1
votes

i have read this article in Codeproject:

Salted-Password-Hashing-Doing-it-Right.

and i understand that the best hash algorithm for asp.net webforms is PBKDF2-HMAC-SHA512. and then this github implementation:

My implementations of PBKDF2 in PHP, C#, Java, and Ruby.

it's based on PBKDF2-HMAC-SHA1.

i googled to find something that help me to make a hash based on PBKDF2-HMAC-SHA512.

and i've found this library on github:

therealmagicmike/PBKDF2.NET.

in this library i can define my hash algorithm like HMACSHA1, HMACSHA256, HMACSHA384 or HMACSHA512.

and as you know HMACSHA1 is faster than HMACSHA512. and it's not good in security reasons.

But i've found something that i don't know it's true or not! i've implemented both algorithms in same page and understand that adriancs's algorithm takes longer time than the mike's. and it's not logical as for adriancs's article.

So, i want to know which algorithm is slowest and also which is better?

any help will be appreciated.

Thanks a lot.

1
Is the work factor (iterations) the same?

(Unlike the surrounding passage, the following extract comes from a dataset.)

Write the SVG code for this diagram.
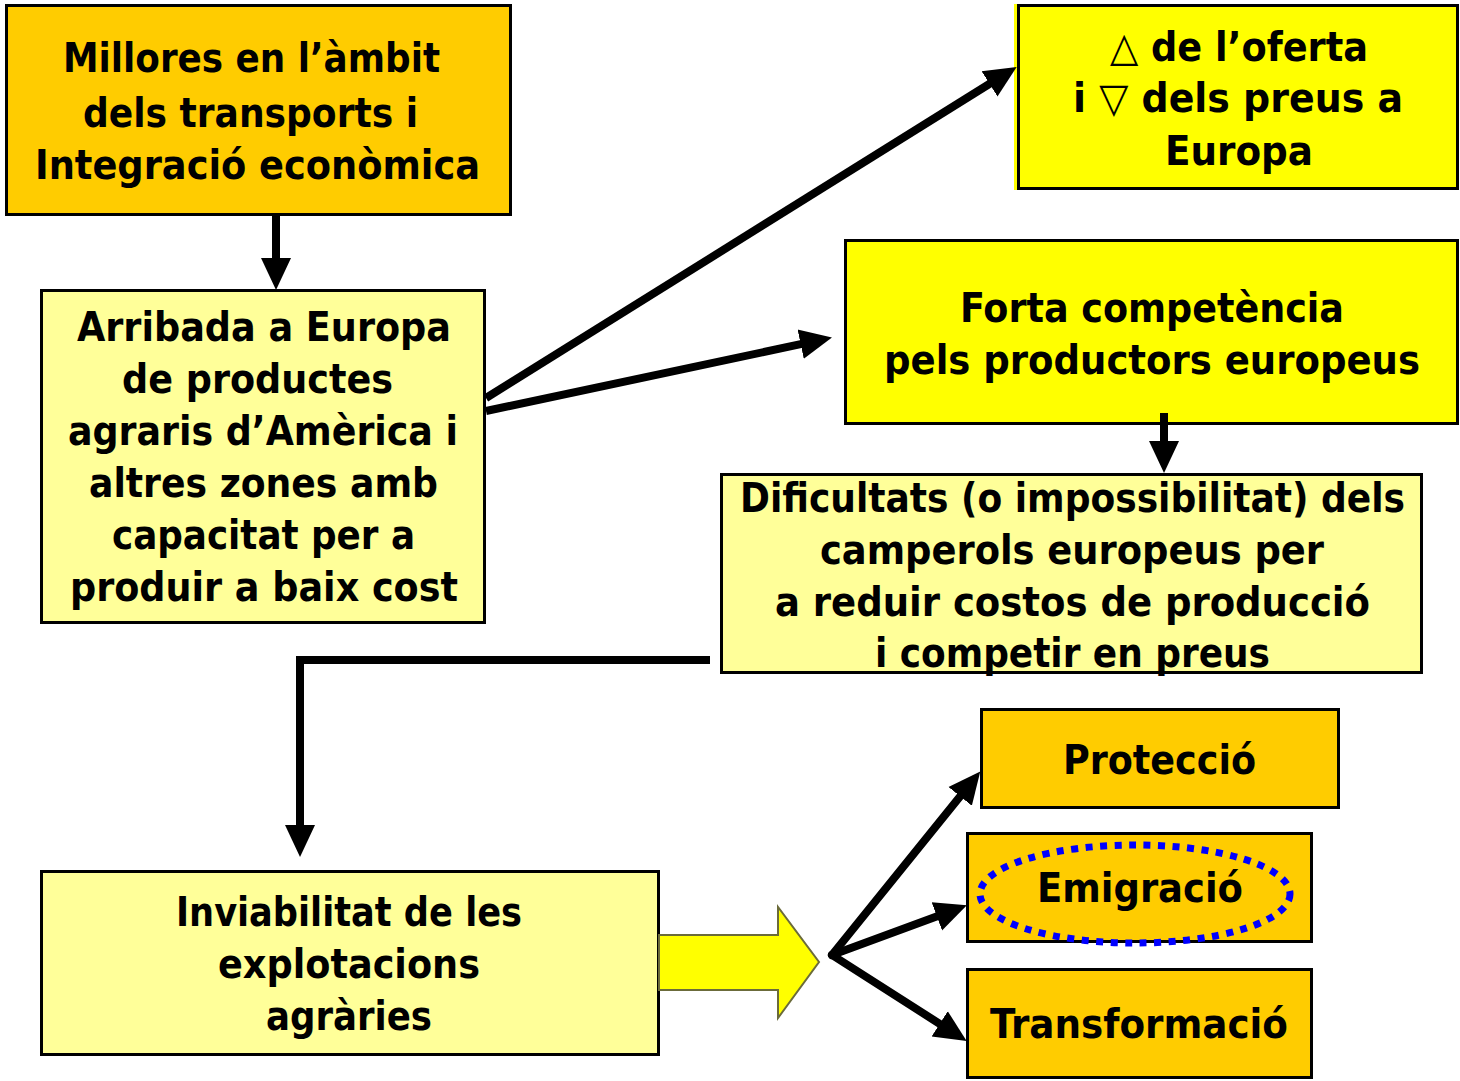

Comparing times from the same language? Different languages have different efficiencies.zaph
yes. both Iterations are the same. i tested both libraries with the same values: salt size 64. hash bytes 22. iterations 64000.user6311045
Diffgerent languages, what are they with test times?zaph
No, both are writed in C#. And something else, the fast one is using BufferCopy method. May it be the reason of time difference?!user6311045
In any event the concerpt is tp have a rounds value that takes about 100ms.zaph

1 Answers

1
votes

Sorry to find this so late. I'm the author of PBKDF2.NET. The speed difference is due to the equality comparison. The library by Defuse implements a slow-compare function, where I chose to leave any custom comparisons up to the consumer. My reasoning is that I didn't want to create a library with additional non-essential utility functions but rather to provide a proper implementation of the algorithm. Whether or not a particular application requires a slow compare really depends on the application so I excluded this.